[What you need to do]: Return the data exactly, with all pictures removed.

* * * * * * * * *

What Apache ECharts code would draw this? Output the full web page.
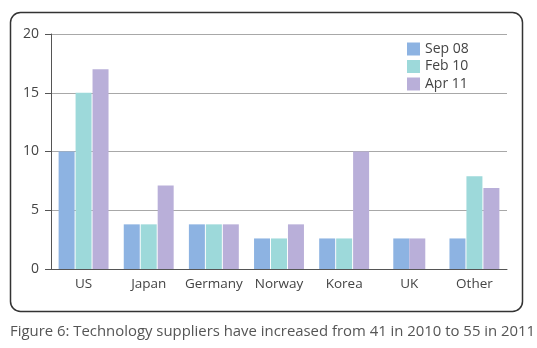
<!DOCTYPE html>
<html>
<head>
<meta charset="utf-8">
<script src="https://cdn.jsdelivr.net/npm/echarts@6/dist/echarts.min.js"></script>
<style>html,body{margin:0;padding:0;background:#fff;}#c{width:537px;height:348px;}</style>
</head>
<body>
<div id="c"></div>
<script>
var categories = ['US', 'Japan', 'Germany', 'Norway', 'Korea', 'UK', 'Other'];
var sep08 = [10, 3.8, 3.8, 2.6, 2.6, 2.6, 2.6];
var feb10 = [15, 3.8, 3.8, 2.6, 2.6, null, 7.9];
var apr11 = [17, 7.1, 3.8, 3.8, 10, 2.6, 6.9];
var seriesNames = ['Sep 08', 'Feb 10', 'Apr 11'];
var yTicks = [0, 5, 10, 15, 20];
var caption = 'Figure 6: Technology suppliers have increased from 41 in 2010 to 55 in 2011';

var colors = ['#8db3e2', '#9dd9da', '#b9afd9'];
var FONT = '"Open Sans", "Noto Sans", sans-serif';
var ukIndex = categories.indexOf('UK');
function mainPart(arr) { return arr.map(function (v, i) { return i === ukIndex ? null : v; }); }
function ukPart(arr) { return arr.map(function (v, i) { return i === ukIndex ? v : null; }); }

var chart = echarts.init(document.getElementById('c'), null, { renderer: 'canvas' });
var series = [];
[sep08, feb10, apr11].forEach(function (arr, k) {
  series.push({
    name: seriesNames[k], type: 'bar', xAxisIndex: 0, barWidth: 16, barGap: '6%',
    itemStyle: { color: colors[k] }, data: mainPart(arr)
  });
});
[[sep08, 0], [apr11, 2]].forEach(function (p) {
  series.push({
    name: seriesNames[p[1]], type: 'bar', xAxisIndex: 1, barWidth: 16, barGap: '0%',
    itemStyle: { color: colors[p[1]] }, data: ukPart(p[0])
  });
});

chart.setOption({
  animation: false,
  title: {
    text: caption, left: 5, top: 319,
    textStyle: { fontFamily: FONT, fontSize: 14.9, fontWeight: 'normal', color: '#555' }
  },
  graphic: [{
    type: 'rect', shape: { x: 10.5, y: 12.5, width: 512, height: 299, r: 10 },
    style: { fill: 'none', stroke: '#333', lineWidth: 1.5 }, silent: true, z: -1
  }],
  legend: {
    data: seriesNames, orient: 'vertical', left: 402, top: 37,
    itemWidth: 13, itemHeight: 13, itemGap: 3.5, icon: 'rect',
    textStyle: { fontFamily: FONT, fontSize: 14, lineHeight: 13, color: '#444', padding: [0, 0, 0, 0] }
  },
  grid: { left: 51, right: 30, top: 34, bottom: 79, containLabel: false },
  xAxis: [{
    type: 'category', data: categories,
    axisLine: { show: true, lineStyle: { color: '#555', width: 1 } },
    axisTick: { show: false },
    axisLabel: { fontFamily: FONT, fontSize: 13.5, color: '#444', margin: 8, interval: 0 }
  }, {
    type: 'category', data: categories, show: false
  }],
  yAxis: {
    type: 'value', min: yTicks[0], max: yTicks[yTicks.length - 1], interval: 5,
    axisLine: { show: true, lineStyle: { color: '#555', width: 1 } },
    axisTick: { show: true, length: 6, lineStyle: { color: '#555' } },
    axisLabel: { fontFamily: FONT, fontSize: 14, color: '#444', margin: 12 },
    splitLine: { show: true, lineStyle: { color: '#a8a8a8', width: 1 } }
  },
  series: series
});
</script>
</body>
</html>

* * * * * * * * *

[Answer for this exercise]:
What Apache ECharts code would draw this? Output the full web page.
<!DOCTYPE html>
<html>
<head>
<meta charset="utf-8">
<script src="https://cdn.jsdelivr.net/npm/echarts@6/dist/echarts.min.js"></script>
<style>html,body{margin:0;padding:0;background:#fff;}#c{width:537px;height:348px;}</style>
</head>
<body>
<div id="c"></div>
<script>
var categories = ['US', 'Japan', 'Germany', 'Norway', 'Korea', 'UK', 'Other'];
var sep08 = [10, 3.8, 3.8, 2.6, 2.6, 2.6, 2.6];
var feb10 = [15, 3.8, 3.8, 2.6, 2.6, null, 7.9];
var apr11 = [17, 7.1, 3.8, 3.8, 10, 2.6, 6.9];
var seriesNames = ['Sep 08', 'Feb 10', 'Apr 11'];
var yTicks = [0, 5, 10, 15, 20];
var caption = 'Figure 6: Technology suppliers have increased from 41 in 2010 to 55 in 2011';

var colors = ['#8db3e2', '#9dd9da', '#b9afd9'];
var FONT = '"Open Sans", "Noto Sans", sans-serif';
var ukIndex = categories.indexOf('UK');
function mainPart(arr) { return arr.map(function (v, i) { return i === ukIndex ? null : v; }); }
function ukPart(arr) { return arr.map(function (v, i) { return i === ukIndex ? v : null; }); }

var chart = echarts.init(document.getElementById('c'), null, { renderer: 'canvas' });
var series = [];
[sep08, feb10, apr11].forEach(function (arr, k) {
  series.push({
    name: seriesNames[k], type: 'bar', xAxisIndex: 0, barWidth: 16, barGap: '6%',
    itemStyle: { color: colors[k] }, data: mainPart(arr)
  });
});
[[sep08, 0], [apr11, 2]].forEach(function (p) {
  series.push({
    name: seriesNames[p[1]], type: 'bar', xAxisIndex: 1, barWidth: 16, barGap: '0%',
    itemStyle: { color: colors[p[1]] }, data: ukPart(p[0])
  });
});

chart.setOption({
  animation: false,
  title: {
    text: caption, left: 5, top: 319,
    textStyle: { fontFamily: FONT, fontSize: 14.9, fontWeight: 'normal', color: '#555' }
  },
  graphic: [{
    type: 'rect', shape: { x: 10.5, y: 12.5, width: 512, height: 299, r: 10 },
    style: { fill: 'none', stroke: '#333', lineWidth: 1.5 }, silent: true, z: -1
  }],
  legend: {
    data: seriesNames, orient: 'vertical', left: 402, top: 37,
    itemWidth: 13, itemHeight: 13, itemGap: 3.5, icon: 'rect',
    textStyle: { fontFamily: FONT, fontSize: 14, lineHeight: 13, color: '#444', padding: [0, 0, 0, 0] }
  },
  grid: { left: 51, right: 30, top: 34, bottom: 79, containLabel: false },
  xAxis: [{
    type: 'category', data: categories,
    axisLine: { show: true, lineStyle: { color: '#555', width: 1 } },
    axisTick: { show: false },
    axisLabel: { fontFamily: FONT, fontSize: 13.5, color: '#444', margin: 8, interval: 0 }
  }, {
    type: 'category', data: categories, show: false
  }],
  yAxis: {
    type: 'value', min: yTicks[0], max: yTicks[yTicks.length - 1], interval: 5,
    axisLine: { show: true, lineStyle: { color: '#555', width: 1 } },
    axisTick: { show: true, length: 6, lineStyle: { color: '#555' } },
    axisLabel: { fontFamily: FONT, fontSize: 14, color: '#444', margin: 12 },
    splitLine: { show: true, lineStyle: { color: '#a8a8a8', width: 1 } }
  },
  series: series
});
</script>
</body>
</html>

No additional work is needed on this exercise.